In 2008, Patrick Stewart defended the term Trekkie, telling Newsweek that “if you say the fans are weird, that means there is something essentially weird about the show, and there is nothing weird about it.”

In 2011, the late Christopher Plummer, who portrayed the General Chang in “Star Trek VI: The Undiscovered Country,” told Shatner in the documentary “The Captains” that he had always been a Trekkie.

Last year, while campaigning to play a Q in “Star Trek: Picard,” actress Rosario Dawson told Variety that she was a “Trekkie person.”

Walter Koenig told Daily Star Trek News all about his time with the franchise, which he called his “Trekkie run.”

NPR categorized the entire fandom as Trekkies when they covered the coronavirus “Operation Warp Speed” project.

Dominic Burgess, the veteran actor who portrayed Mr. Vup on “Star Trek: Picard,” told Trek Report that he too was a Trekkie and said he’d do “anything” to appear on a Trek show.

The BBC declared that “Trekkies are the greatest fans of all” in a lengthy article.

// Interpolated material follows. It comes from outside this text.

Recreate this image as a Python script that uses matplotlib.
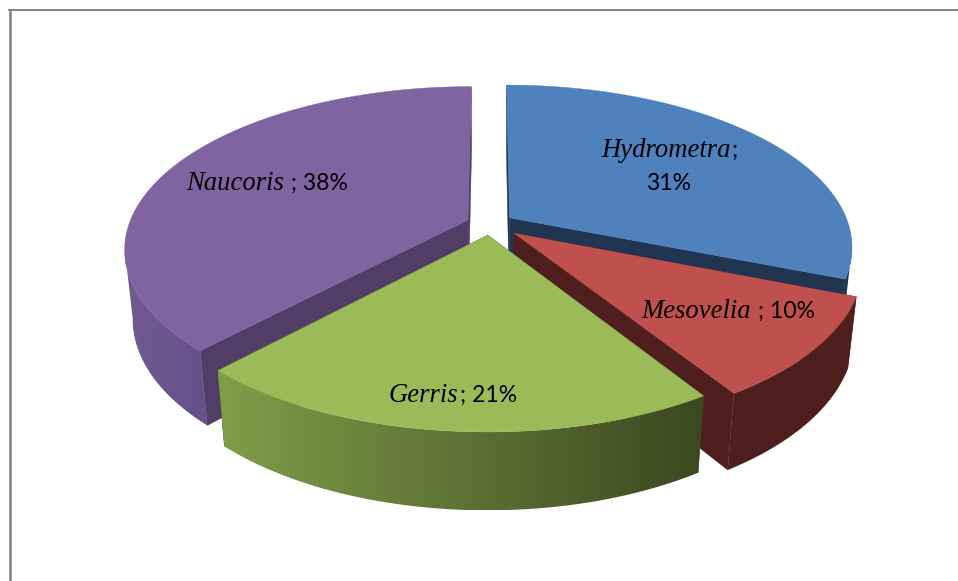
import numpy as np
import matplotlib
matplotlib.use("Agg")
import matplotlib.pyplot as plt
from matplotlib.patches import Polygon

# --- data ---
species = ["Hydrometra", "Mesovelia", "Gerris", "Naucoris"]
shares = [31, 10, 21, 38]
explode = [1.0, 1.3, 1.0, 1.0]
top_colors = ["#4f81bd", "#c0504d", "#9bbb59", "#8064a2"]
cut_colors = ["#1f3550", "#4f1f1e", "#3d4a21", "#503e66"]
wall_left = ["#1f3550", "#4f1f1e", "#7f9d49", "#6f5a91"]
wall_right = ["#1f3550", "#4f1f1e", "#3b4820", "#66508a"]
label_parts = [("Hydrometra", ";"), ("Mesovelia", " ; 10%"), ("Gerris", "; 21%"), ("Naucoris", " ; 38%")]
label_xy = [(601, 157), (641, 318), (389, 402), (186, 190)]

# --- projection of the tilted pie ---
W, H = 958, 581
CX, CY = 490, 224
A, B, P = 339, 158, 0.175
D, Q = 70, 0.022
E = 0.07


def project(theta, radius, offset, lower=False):
    X = radius * np.sin(theta) + offset[0]
    Y = -radius * np.cos(theta) + offset[1]
    denom = 1 - P * Y + (Q if lower else 0)
    sx = CX + A * X / denom
    sy = CY + (B * Y + (D if lower else 0)) / denom
    return np.column_stack([sx, sy])


fig = plt.figure(figsize=(W / 100, H / 100), dpi=100)
ax = fig.add_axes([0, 0, 1, 1])
ax.axis("off")

# frame
ax.plot([8.3, W + 5], [10, 10], color="#868686", lw=1.44, solid_capstyle="butt")
ax.plot([9.6, 9.6], [9, H + 5], color="#868686", lw=1.9, solid_capstyle="butt")

fractions = np.array(shares) / sum(shares)
edges = np.concatenate([[0], np.cumsum(fractions)]) * 2 * np.pi


def draw_slice(i, z):
    t0, t1 = edges[i], edges[i + 1]
    mid = (t0 + t1) / 2
    offset = (E * explode[i] * np.sin(mid), -E * explode[i] * np.cos(mid))
    ts = np.linspace(t0, t1, 300)
    top_arc = project(ts, 1, offset)
    low_arc = project(ts, 1, offset, lower=True)
    a_top = project(np.array([t0]), 0, offset)
    a_low = project(np.array([t0]), 0, offset, lower=True)
    # radial cut faces
    for k in (0, -1):
        quad = np.vstack([a_top, top_arc[k], low_arc[k], a_low])
        ax.add_patch(Polygon(quad, closed=True, fc=cut_colors[i], ec=cut_colors[i], lw=0.3, zorder=z))
    # outer wall (front-facing part of the rim only), shaded from left to right
    front = -np.cos(ts) >= P
    outline = np.vstack([top_arc[front], low_arc[front][::-1]])
    x0, x1 = outline[:, 0].min(), outline[:, 0].max()
    y0, y1 = outline[:, 1].min(), outline[:, 1].max()
    cl = np.array(matplotlib.colors.to_rgb(wall_left[i]))
    cr = np.array(matplotlib.colors.to_rgb(wall_right[i]))
    ramp = np.linspace(0, 1, 256)[:, None]
    grad = (cl + (cr - cl) * ramp)[None, :, :]
    im = ax.imshow(grad, extent=(x0, x1, y1, y0), aspect="auto", interpolation="bilinear", zorder=z + 0.1)
    im.set_clip_path(Polygon(outline, closed=True, transform=ax.transData))
    # top face
    ax.add_patch(Polygon(np.vstack([a_top, top_arc]), closed=True, fc=top_colors[i], ec=top_colors[i], lw=0.3, zorder=z + 0.2))


for z, i in enumerate([3, 0, 1, 2]):
    draw_slice(i, z + 1)

ax.set_xlim(0, W)
ax.set_ylim(H, 0)

# labels: italic serif name, sans remainder
renderer = fig.canvas.get_renderer()
for (name, rest), (x, y) in zip(label_parts, label_xy):
    t = ax.text(x, y, name, family="Liberation Serif", style="italic", fontsize=19.2, color="black", va="baseline", ha="left", zorder=10)
    bb = t.get_window_extent(renderer)
    ax.text(bb.x1 + 1, y, rest, family="Lato", fontsize=16.6, color="black", va="baseline", ha="left", zorder=10)
ax.text(669, 190, f"{shares[0]}%", family="Lato", fontsize=16.6, color="black", va="baseline", ha="center", zorder=10)

fig.savefig("out.png", dpi=100, facecolor="white")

Anson Mount told that he was thrilled to play Captain Pike, as he is a Trekkie.

In what might be the last gasp of the term “Trekker,” Nimoy appeared on Saturday Night Live with Chris Pine and Zachary Quinto to promote their new film in 2009. Nimoy said that he had spent some of the best years of his life with “Trekkies… er… Trekkers.”

What Shatner Says

Perhaps the final word on the subject might come from Shatner himself. When talk show host Larry King interviewed Shatner, he asked the original Captain Kirk if Trekkies drove him nuts.

“No,” said Mr. Shatner. “They drive me to the event.”